The RBI issues its Financial Stability Report (FSR) every six months for the period ending September and March each year. The FSR for the perioding ending March 2021 was just released on July 01. The RBI Financial Stability Report basically captures the key risks to the macro economy as well as the banking and financial system in India. Broadly, the message of the RBI FSR for March appears to be 4-fold.
- Banking NPAs are a concern and could burgeon in the coming FY22 by about 250 to 400 basis points, depending on a base case scenario or a worst case scenario.

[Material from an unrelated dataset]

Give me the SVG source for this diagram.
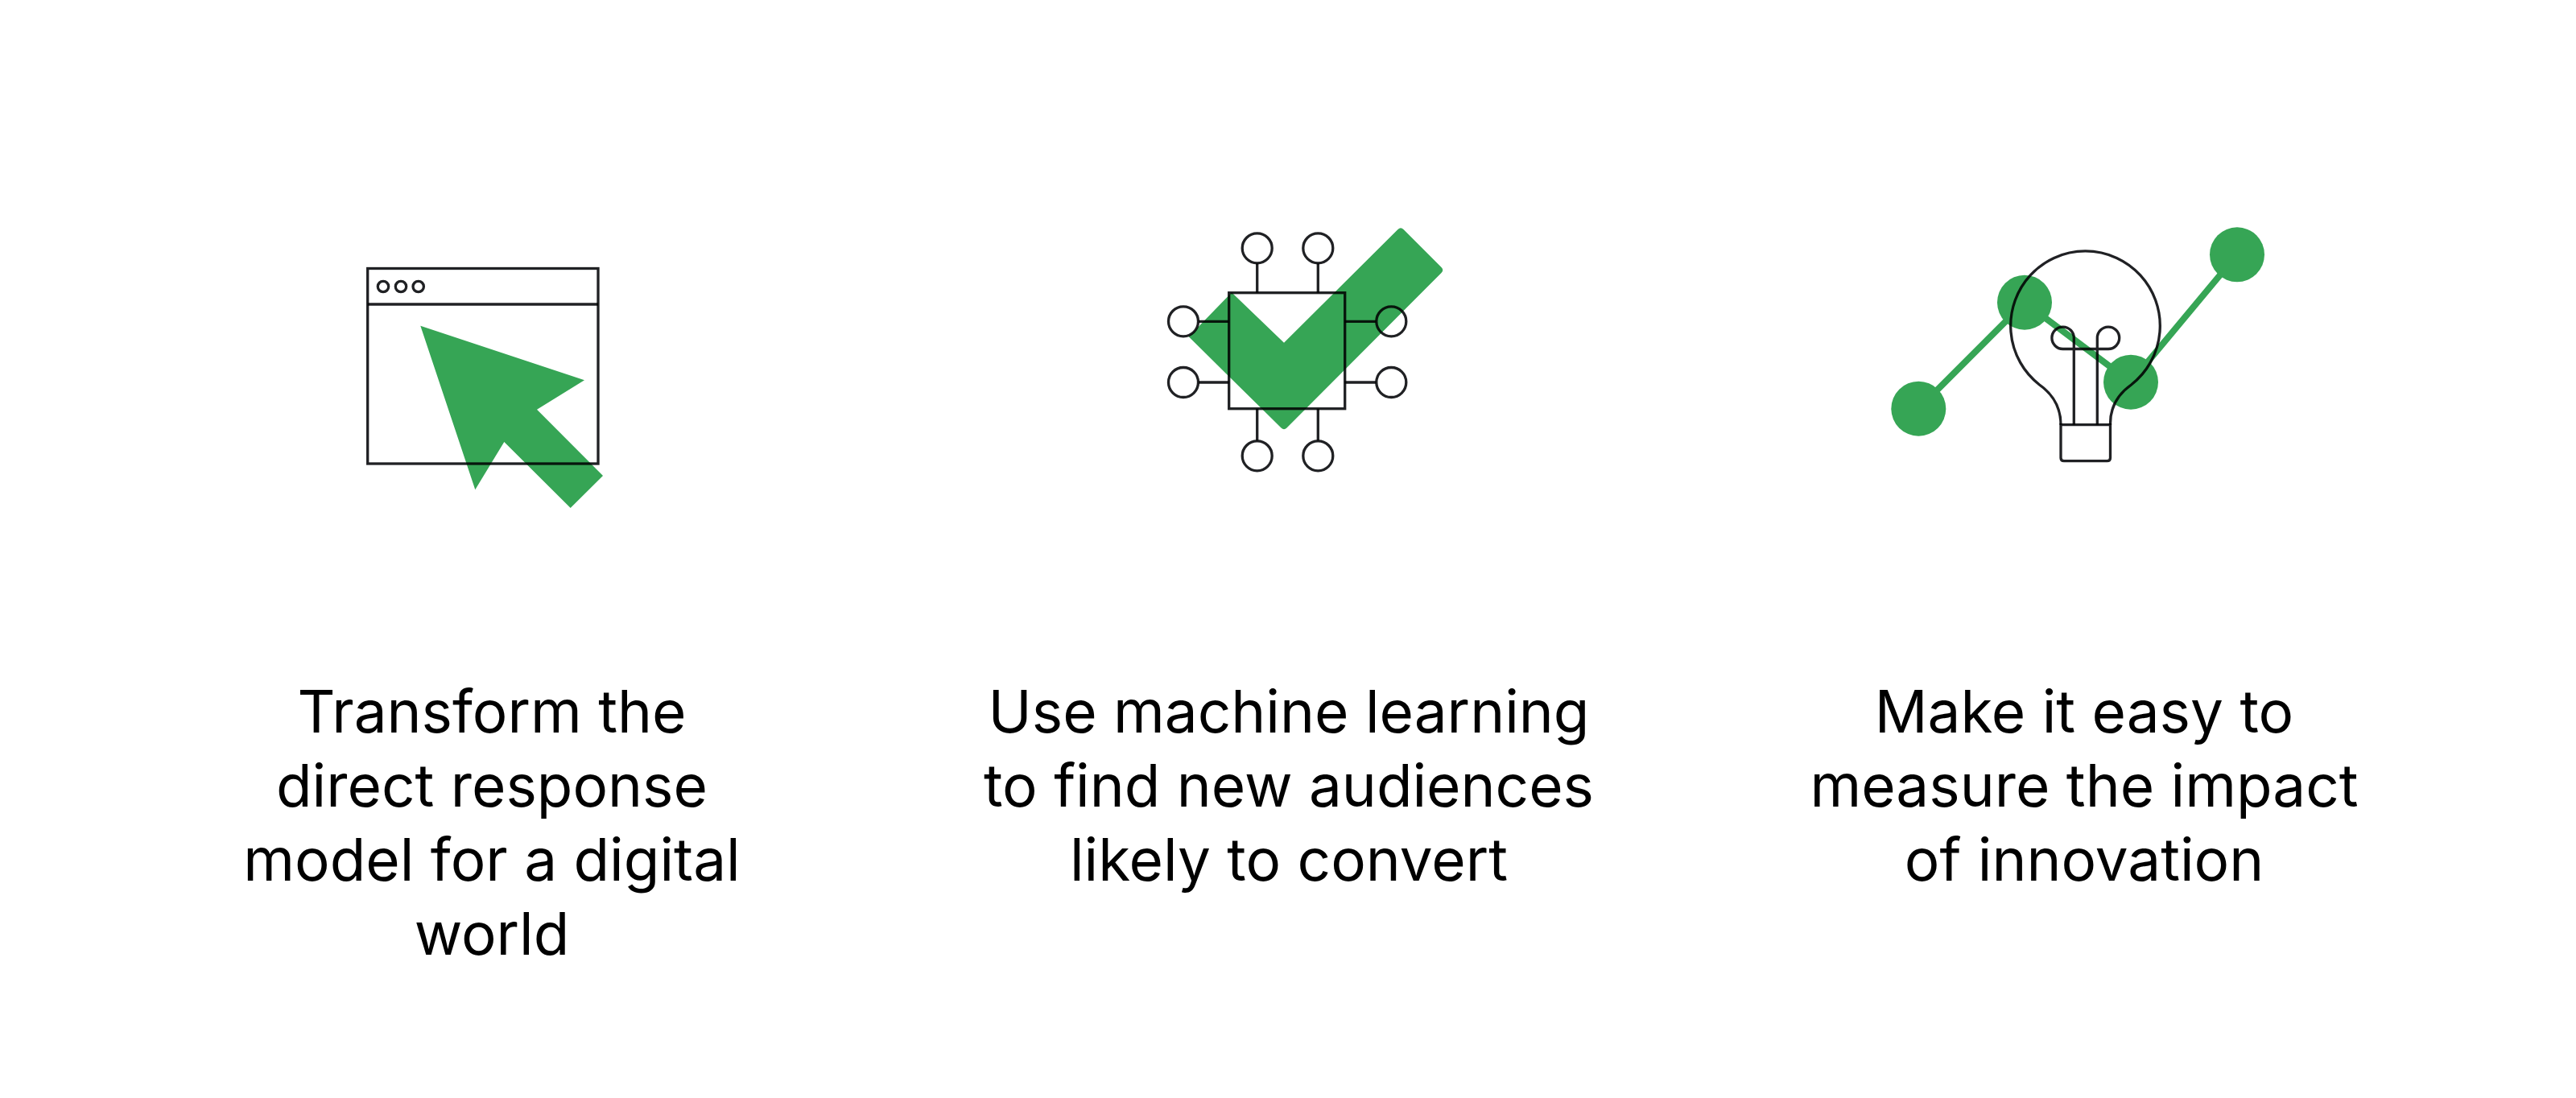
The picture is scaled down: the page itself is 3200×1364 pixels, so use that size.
<svg xmlns="http://www.w3.org/2000/svg" width="3200" height="1364" viewBox="0 0 3200 1364">
<style>
.g{fill:#36a555}
.l{fill:none;stroke:#202124;stroke-width:3.3;mix-blend-mode:multiply}
.t{font-family:"Inter","Liberation Sans",sans-serif;font-size:72.8px;fill:#000;text-anchor:middle}
</style>
<rect width="3200" height="1364" fill="#fff"/>
<g id="browser-icon">
<polygon class="g" points="522.3,404.7 726,472.3 667,508.7 749,591 708.7,631 626.3,549 590.3,608.3"/>
<rect class="l" x="456.7" y="333.5" width="286.3" height="242.5"/>
<path class="l" d="M456.7 378H743"/>
<circle class="l" cx="476" cy="356" r="6.7"/><circle class="l" cx="498" cy="356" r="6.7"/><circle class="l" cx="519.7" cy="356" r="6.7"/>
</g>
<g id="chip-icon">
<path class="g" d="M1530 363.3L1595 425.7L1736.5 285Q1740 281.5 1743.5 285L1790.5 332Q1794 335.5 1790.5 339L1598.5 531.5Q1595 535 1591.5 531.5L1476.7 418.3Z"/>
<circle cx="1470" cy="399.3" r="18.5" fill="#fff"/>
<rect class="l" x="1526.7" y="363.7" width="144" height="144"/>
<path class="l" d="M1561.7 327.3V363.7M1637.3 327.3V363.7M1489 399.3H1526.7M1489 475H1526.7M1670.7 399.3H1709.3M1670.7 475H1709.3M1561.7 507.7V547.3M1637.3 507.7V547.3"/>
<circle class="l" cx="1561.7" cy="308.3" r="18.5"/><circle class="l" cx="1637.3" cy="308.3" r="18.5"/>
<circle class="l" cx="1470" cy="399.3" r="18.5"/><circle class="l" cx="1470" cy="475" r="18.5"/>
<circle class="l" cx="1728.3" cy="399.3" r="18.5"/><circle class="l" cx="1728.3" cy="475" r="18.5"/>
<circle class="l" cx="1561.7" cy="566.3" r="18.5"/><circle class="l" cx="1637.3" cy="566.3" r="18.5"/>
</g>
<g id="bulb-icon">
<polyline points="2383.3,507.7 2515,375.7 2647,474.7 2779,316.3" fill="none" stroke="#36a555" stroke-width="8"/>
<circle class="g" cx="2383.3" cy="507.7" r="34"/><circle class="g" cx="2515" cy="375.7" r="34"/><circle class="g" cx="2647" cy="474.7" r="34"/><circle class="g" cx="2779" cy="316.3" r="34"/>
<path class="l" d="M2560 527.7C2560 505 2549 489 2533.5 478A92.8 92.8 0 1 1 2647.5 478C2632 489 2621 505 2621.5 527.7"/>
<path class="l" d="M2560 527.7H2621.5V568.7Q2621.5 572.7 2617.5 572.7H2564Q2560 572.7 2560 568.7Z"/>
<path class="l" d="M2576.3 527.7V420A13.7 13.7 0 1 0 2562.6 433.5H2619A13.7 13.7 0 1 0 2605.3 420V527.7"/>
</g>
<g id="label-1">
<text class="t" x="611" y="910">Transform the</text>
<text class="t" x="611" y="1002">direct response</text>
<text class="t" x="611" y="1094">model for a digital</text>
<text class="t" x="611" y="1186">world</text>
</g>
<g id="label-2">
<text class="t" x="1601" y="910">Use machine learning</text>
<text class="t" x="1601" y="1002">to find new audiences</text>
<text class="t" x="1601" y="1094">likely to convert</text>
</g>
<g id="label-3">
<text class="t" x="2589" y="910">Make it easy to</text>
<text class="t" x="2589" y="1002">measure the impact</text>
<text class="t" x="2589" y="1094">of innovation</text>
</g>
</svg>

- While the moratorium did cause pressure, it also saved the banks from a spate of retail and MSME defaults. This was a good move in retrospect despite the risks.

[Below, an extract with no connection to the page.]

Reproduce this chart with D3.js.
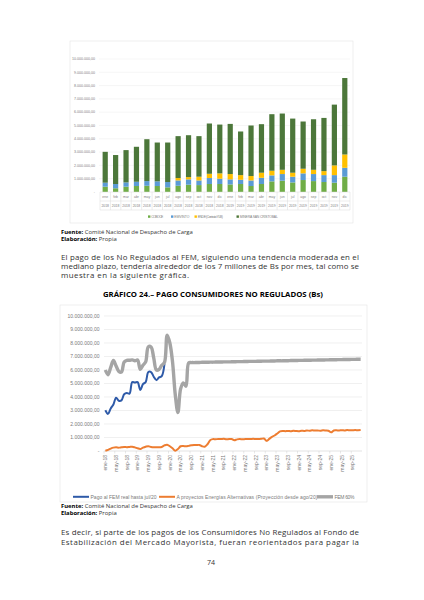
<!DOCTYPE html>
<html>
<head>
<meta charset="utf-8">
<script src="https://cdn.jsdelivr.net/npm/d3@7"></script>
<style>
  body { margin: 0; background: #fff; }
  svg { display: block; }
</style>
</head>
<body>
<svg id="page"></svg>
<script>
// ---- data: grafico de barras (Bs, millones) ----
const meses = ["ene","feb","mar","abr","may","jun","jul","ago","sep","oct","nov","dic"];
const anios1 = ["2018","2019"];
const cobo = [0.40,0.28,0.40,0.45,0.47,0.45,0.35,0.47,0.55,0.52,0.60,0.60,0.57,0.60,0.45,0.60,0.80,0.85,0.72,0.90,0.82,0.75,0.70,1.15];
const emvinto = [0.30,0.32,0.32,0.32,0.35,0.35,0.40,0.40,0.40,0.35,0.45,0.40,0.38,0.32,0.42,0.47,0.45,0.50,0.43,0.50,0.53,0.52,0.57,0.67];
const ende = [0,0,0,0,0,0,0,0.18,0.17,0.28,0.32,0.40,0.40,0.35,0.33,0.38,0.35,0.32,0.30,0.35,0.32,0.30,0.73,1.00];
const minera = [2.32,2.18,2.43,2.63,3.15,2.92,2.97,3.15,3.15,3.05,3.78,3.67,3.77,3.28,3.80,3.65,4.25,4.23,4.07,3.55,3.80,4.00,4.57,5.75];
const series1 = ["COBOCE","EMVINTO","ENDE (Contrato YLB)","MINERA SAN CRISTOBAL"];

// ---- data: grafico 24 (Bs, millones, mensual ene-18 .. dic-25) ----
const mesesLinea = ["ene","feb","mar","abr","may","jun","jul","ago","sep","oct","nov","dic"];
const anios2 = ["18","19","20","21","22","23","24","25"];
const pagoReal = [3.02,2.75,3.15,3.45,3.95,3.72,3.75,4.20,4.30,4.25,5.10,5.07,5.10,4.52,4.95,5.10,5.85,5.85,5.50,5.25,5.45,5.55,6.45];
const proyectos = [0.02,0.08,0.18,0.25,0.27,0.25,0.28,0.30,0.28,0.30,
  0.32,0.27,0.20,0.15,0.25,0.32,0.36,0.30,0.27,0.28,
  0.27,0.30,0.42,0.47,0.35,0.20,0.02,0.15,0.35,0.37,
  0.35,0.38,0.42,0.45,0.44,0.45,0.35,0.32,0.50,0.80,
  0.88,0.87,0.89,0.88,0.90,0.87,0.88,0.89,0.80,0.86,
  0.88,0.87,0.88,0.89,0.88,0.90,0.88,0.89,0.90,0.93,
  0.75,0.90,1.05,1.15,1.30,1.45,1.48,1.47,1.49,1.46,
  1.50,1.48,1.47,1.50,1.49,1.52,1.50,1.53,1.51,1.52,
  1.50,1.53,1.52,1.50,1.38,1.52,1.53,1.52,1.54,1.52,
  1.55,1.53,1.54,1.55,1.54,1.55];
const fem60 = [6.00,5.65,6.20,6.70,6.30,5.90,5.85,6.60,6.72,6.72,
  6.75,6.68,6.74,6.05,6.35,6.60,7.72,7.70,6.90,6.00,
  6.05,6.35,6.55,8.58,8.00,6.60,4.20,2.85,4.60,5.05,
  4.80,6.52,6.55,6.55,6.56,6.56,6.57,6.57,6.57,6.58,
  6.58,6.59,6.59,6.59,6.60,6.60,6.60,6.61,6.61,6.62,
  6.62,6.62,6.63,6.63,6.64,6.64,6.64,6.65,6.65,6.66,
  6.66,6.66,6.67,6.67,6.68,6.68,6.68,6.69,6.69,6.70,
  6.70,6.70,6.71,6.71,6.72,6.72,6.72,6.73,6.73,6.74,
  6.74,6.74,6.75,6.75,6.76,6.76,6.76,6.77,6.77,6.78,
  6.78,6.78,6.79,6.79,6.80,6.80];
const series2 = ["Pago al FEM real hasta jul/20","A proyectos Energías Alternativas (Proyección desde ago/20)","FEM 60%"];
const yTicks = [0,1,2,3,4,5,6,7,8,9,10];

const W = 424, H = 600;
const svg = d3.select("#page").attr("width", W).attr("height", H);
svg.append("rect").attr("width", W).attr("height", H).attr("fill", "#fff");

const loc = d3.formatLocale({decimal: ",", thousands: ".", grouping: [3], currency: ["", ""]});
const fmt = loc.format(",.2f");
const tickLabel = v => v === 0 ? "-" : fmt(v * 1e6);
const chartFont = "Liberation Sans, Arial, sans-serif";
const bodyFont = "Open Sans, sans-serif";

// ================= grafico 1: barras apiladas =================
const g1 = svg.append("g");
g1.append("rect").attr("x", 70).attr("y", 41).attr("width", 283).attr("height", 182)
  .attr("fill", "none").attr("stroke", "#e3e3e3").attr("stroke-width", 0.6);

const cats1 = anios1.flatMap(a => meses.map(m => m + " " + a));
const x1 = d3.scaleBand().domain(cats1).range([100, 350]).paddingInner(0.5).paddingOuter(0.25);
const y1 = d3.scaleLinear().domain([0, 10]).range([192, 59]);

g1.selectAll("line.grid").data(yTicks.slice(1)).join("line")
  .attr("x1", 99).attr("x2", 350).attr("y1", d => y1(d)).attr("y2", d => y1(d))
  .attr("stroke", "#ececec").attr("stroke-width", 0.5);
g1.selectAll("text.yl").data(yTicks).join("text")
  .attr("x", 95).attr("y", d => y1(d) + 1.2).attr("text-anchor", "end")
  .attr("font-family", chartFont).attr("font-size", 3.6).attr("fill", "#808080")
  .text(tickLabel);

const rows1 = cats1.map((c, i) => ({cat: c, s0: cobo[i], s1: emvinto[i], s2: ende[i], s3: minera[i]}));
const stack1 = d3.stack().keys(["s0", "s1", "s2", "s3"])(rows1);
const colors1 = ["#70ad47", "#5b9bd5", "#ffc000", "#4c773a"];
g1.selectAll("g.layer").data(stack1).join("g").attr("fill", (d, i) => colors1[i])
  .selectAll("rect").data(d => d).join("rect")
  .attr("x", d => x1(d.data.cat)).attr("width", x1.bandwidth())
  .attr("y", d => y1(d[1])).attr("height", d => y1(d[0]) - y1(d[1]));

// tabla de categorias
const step1 = x1.step();
const b0 = x1(cats1[0]) + x1.bandwidth() / 2 - step1 / 2;
[192, 201, 210].forEach(yy => g1.append("line").attr("x1", b0).attr("x2", b0 + step1 * 24)
  .attr("y1", yy).attr("y2", yy).attr("stroke", "#d9d9d9").attr("stroke-width", 0.5));
g1.selectAll("line.sep").data(d3.range(25)).join("line")
  .attr("x1", i => b0 + i * step1).attr("x2", i => b0 + i * step1)
  .attr("y1", 192).attr("y2", 210).attr("stroke", "#d9d9d9").attr("stroke-width", 0.5);
g1.selectAll("text.mes").data(cats1).join("text")
  .attr("x", d => x1(d) + x1.bandwidth() / 2).attr("y", 198.3).attr("text-anchor", "middle")
  .attr("font-family", chartFont).attr("font-size", 3.4).attr("fill", "#808080")
  .text(d => d.split(" ")[0]);
g1.selectAll("text.anio").data(cats1).join("text")
  .attr("x", d => x1(d) + x1.bandwidth() / 2).attr("y", 207.3).attr("text-anchor", "middle")
  .attr("font-family", chartFont).attr("font-size", 3.4).attr("fill", "#808080")
  .text(d => d.split(" ")[1]);

// leyenda grafico 1
const leg1x = [148, 171, 194.5, 236.5];
const leg1w = [12, 15, 25, 38];
series1.forEach((s, i) => {
  g1.append("rect").attr("x", leg1x[i]).attr("y", 215.4).attr("width", 2.4).attr("height", 2.4).attr("fill", colors1[i]);
  g1.append("text").attr("x", leg1x[i] + 3.3).attr("y", 218).attr("font-family", chartFont)
    .attr("font-size", 3.4).attr("fill", "#808080").attr("textLength", leg1w[i]).text(s);
});

// ================= textos del documento =================
function txt(x, y, size, str, opts = {}) {
  const t = svg.append("text").attr("x", x).attr("y", y).attr("font-family", opts.font || bodyFont)
    .attr("font-size", size).attr("fill", opts.fill || "#333").text(str);
  if (opts.bold) t.attr("font-weight", "bold");
  if (opts.len) t.attr("textLength", opts.len).attr("lengthAdjust", opts.squeeze ? "spacingAndGlyphs" : "spacing");
  if (opts.anchor) t.attr("text-anchor", opts.anchor);
  return t;
}
function nota(y, label, rest) {
  const t = svg.append("text").attr("x", 61).attr("y", y).attr("font-family", bodyFont)
    .attr("font-size", 5.9).attr("fill", "#333");
  t.append("tspan").attr("font-weight", "bold").attr("fill", "#000").text(label);
  t.append("tspan").text(" " + rest);
}
function fuente(y) {
  nota(y, "Fuente:", "Comité Nacional de Despacho de Carga");
  nota(y + 7.3, "Elaboración:", "Propia");
}
fuente(233.6);
txt(61, 259.6, 7.9, "El pago de los No Regulados al FEM, siguiendo una tendencia moderada en el", {len: 298});
txt(61, 269.0, 7.9, "mediano plazo, tendería alrededor de los 7 millones de Bs por mes, tal como se", {len: 298});
txt(61, 278.4, 7.9, "muestra en la siguiente gráfica.", {len: 128});
txt(103, 296.6, 7.2, "GRÁFICO 24.– PAGO CONSUMIDORES NO REGULADOS (Bs)", {bold: true, len: 220, squeeze: true, fill: "#000"});

// ================= grafico 2: lineas =================
const g2 = svg.append("g");
g2.append("rect").attr("x", 60).attr("y", 305).attr("width", 307).attr("height", 197)
  .attr("fill", "none").attr("stroke", "#e3e3e3").attr("stroke-width", 0.6);

const cats2 = anios2.flatMap(a => mesesLinea.map(m => m + "-" + a));
const x2 = d3.scaleBand().domain(cats2).range([104, 362]);
const cx = i => x2(cats2[i]) + x2.bandwidth() / 2;
const y2 = d3.scaleLinear().domain([0, 10]).range([451, 316]);

g2.selectAll("line.grid").data(yTicks.slice(1)).join("line")
  .attr("x1", 104).attr("x2", 362).attr("y1", d => y2(d)).attr("y2", d => y2(d))
  .attr("stroke", "#e6e6e6").attr("stroke-width", 0.6);
g2.append("line").attr("x1", 104).attr("x2", 362).attr("y1", y2(0)).attr("y2", y2(0))
  .attr("stroke", "#d0d0d0").attr("stroke-width", 0.6);
g2.selectAll("text.yl").data(yTicks).join("text")
  .attr("x", 99.5).attr("y", d => y2(d) + 1.7).attr("text-anchor", "end")
  .attr("font-family", chartFont).attr("font-size", 5).attr("fill", "#7a7a7a")
  .text(tickLabel);

const shown = cats2.filter((c, i) => i % 4 === 0);
g2.selectAll("line.tick").data(shown).join("line")
  .attr("x1", d => x2(d)).attr("x2", d => x2(d)).attr("y1", 451).attr("y2", 453.5)
  .attr("stroke", "#d0d0d0").attr("stroke-width", 0.5);
g2.selectAll("text.xl").data(shown).join("text")
  .attr("transform", d => `translate(${x2(d) + x2.bandwidth() / 2 + 1.8},455) rotate(-90)`)
  .attr("text-anchor", "end").attr("font-family", chartFont).attr("font-size", 5)
  .attr("fill", "#7a7a7a").text(d => d);

const colors2 = ["#2e5aa8", "#ed7d31", "#a5a5a5"];
const widths2 = [2, 2, 3.4];
const lineGen = d3.line().x((d, i) => cx(i)).y(d => y2(d)).curve(d3.curveCatmullRom.alpha(0.5));
[pagoReal, proyectos, fem60].forEach((vals, k) => {
  g2.append("path").attr("d", lineGen(vals)).attr("fill", "none")
    .attr("stroke", colors2[k]).attr("stroke-width", widths2[k]).attr("stroke-linejoin", "round");
});

// leyenda grafico 2
const leg2x = [73, 159, 317];
const leg2w = [66, 141, 20];
series2.forEach((s, i) => {
  g2.append("line").attr("x1", leg2x[i]).attr("x2", leg2x[i] + 16).attr("y1", 496.8).attr("y2", 496.8)
    .attr("stroke", colors2[i]).attr("stroke-width", widths2[i]);
  g2.append("text").attr("x", leg2x[i] + 17.5).attr("y", 498.6).attr("font-family", chartFont)
    .attr("font-size", 5).attr("fill", "#7a7a7a").attr("textLength", leg2w[i]).text(s);
});

fuente(508);
txt(61, 535, 7.9, "Es decir, si parte de los pagos de los Consumidores No Regulados al Fondo de", {len: 298});
txt(61, 544.6, 7.9, "Estabilización del Mercado Mayorista, fueran reorientados para pagar la", {len: 298});
txt(211, 564.5, 7, "74", {anchor: "middle"});
</script>
</body>
</html>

- Banks have seen their cost of funds come down drastically but loan yields are also down and so the accretion to the Net Interest Margins or NIMs is just about 20 basis points.
- The capital adequacy of the banks had improved combined with better ROE and ROA. However, the real test would come only when the credit / deposit ratio picked up.
Here is what the RBI FSR actually said about the Indian financial system.
Stiff conflict between inflation and growth
Let us talk about the inflation risk first. The central bank has cautioned that the sharp spike in commodity prices across metals, oil and agri commodities could directly spike food inflation and indirectly spike core inflation. RBI has warned that some of the emerging markets including India could see some of its welfare gains evaporating due to inflation.
The irony was that economy activity continued to be tepid amidst high inflation. The impact of COVID 2.0 had been deeper than expected. The government was caught in a vicious cycle with respect to finances. On the one had to spend on fiscal stimulus and on the other hand it had to contend with lower direct and indirect tax revenues due to weak growth.
Too much deposits, not enough credit, but ready to lend
That was the second big message coming from the RBI FSR. In India, CASA deposits were growing rapidly but loan growth remained tepid. For Mar-21 half year, deposit growth of scheduled commercial banks was 11.9% while loan growth was 5.4%. This is the lowest credit / deposit ratio in recent memory and is a case of too much deposits in the system due to surplus liquidity but not enough demand for bank finance.
But the RBI FSR also underlines that banks are ready and all set to lend. There are several reasons banks are all set to lend. ROE of all SCBs grew sharply from 4% to 7.7% in the last 18 months while the ROA also expanded from 0.4% to 0.7% in the same period. To add to the readiness of the banks to lend, the Capital adequacy ratio has improved by 130 bps to 16% as of Mar-21. Although C/D ratio is low, the bank balance sheets are ready to lend.
NPA story looks bad, but it could have been much worse
RBI has sounded some warning signals on the gross NPA front. Banking NPAs are likely to go up from 7.48% in Mar-21 to 9.80% by Mar-22. Even 9.8% is just a baseline scenario and in a worst-case it could go as high as 11.22%. That is not good news. Industrials dominated with 11.3% NPAs followed by agricultural borrowers at 9.8%. Retail loan NPAs were just about 2%. Needless to say, the NPA impact would be the sharpest on PSU banks but private banks and NBFCs are unlikely to be spared.
But the RBI also has good news in that it could have been much worse without moratoriums. Stress tests indicate that Indian banks are sufficient capitalized to meet NPA eventualities while the provisioning coverage ratio (PCR) of banks increased by 270 bps to 68.9%. More importantly, if the RBI had not given the moratorium, things could have gotten really bad for MSMEs and retail borrowers. What is material is that even after the moratorium, the restructured advances are just about 0.9% of total advances of banks.
In a nutshell, the moral of the story is that once the growth momentum starts at a macro level, the Indian banks are fully poised and ready to unleash their lending prowess. That is the good news coming from the RBI Financial Stability Report.